The Canadian filmmaker introduces T+L to the streets and canal of Paris’s 10th arrondissement.
“The Rue de Lancry winds its way down to the Canal St.-Martin, a two-mile waterway in the 10th Arrondissement built under Napoléon. Now the street is modern and charming and lined with small shops, boulangeries, Italian and Middle Eastern grocers, and plenty of restaurants. I like to walk across the iron bridge that lets you off in front of the Hôtel du Nord, which is not a hotel at all but a restaurant and café that’s full of books. People spend the entire day there, it’s so comfortable. The neighborhood is trendy in an unforced way—it used to be rather unknown, but now it’s at a particular moment in its evolution when it all feels balanced between the old and new.
“The bridges over the canal have very steep staircases—they must be very high to allow room for the barges to go through. The ancient locks function as they have since 1825. It’s thrilling to be on top of one of the bridges when the machinery moves and water rushes in on the way to the Seine. You can hear only the sound of the river and the shrieks of children from a nearby playground. It’s a timeless moment—pure magic.”
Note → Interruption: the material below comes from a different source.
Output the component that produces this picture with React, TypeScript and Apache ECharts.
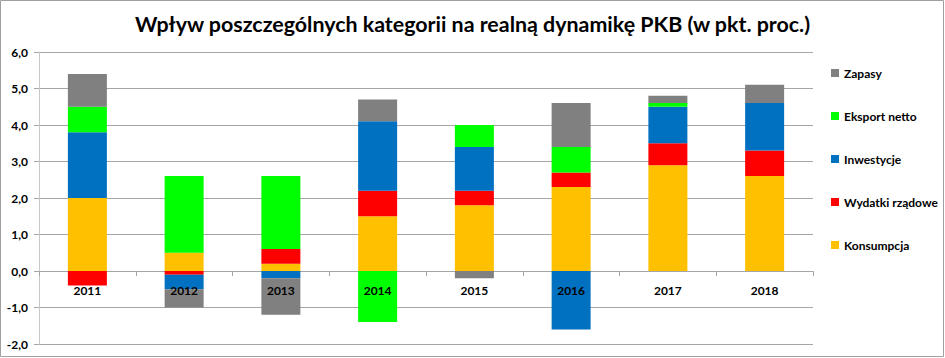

Atom Egoyan is the director of The Sweet Hereafter and Exotica. His newest film, the thriller Chloe, set in Toronto and starring Julianne Moore, Liam Neeson, and Amanda Seyfried, is now in theaters.
Paris Hotel Pick
“Try the house-made duck confit at Hôtel du Nord (102 Quai de Jemmapes, 10th Arr.; 33-1/40-40-78-78; dinner for two $84).”
French Design Find
“ArtaZart (83 Quai de Valmy, 10th Arr.; 33-1/40-40-24-03) may be the best bookshop in Paris. The Canadian owner stocks 19,000 titles in French and English on art, photography, architecture, and illustration.”
Red-Eye Made Easy
“For transatlantic flights, the sleeping pill Imovane is essential. It helps with jet lag when I have to work.”
A Director’s Discovery
“On my first trip to Paris I found small Left Bank cinemas showing movies I had only dreamed of seeing on a screen. Action Christine (4 Rue Christine, 6th Arr.; 33-1/43-25-85-78) opened in the 1970’s and specializes in films d’auteur.”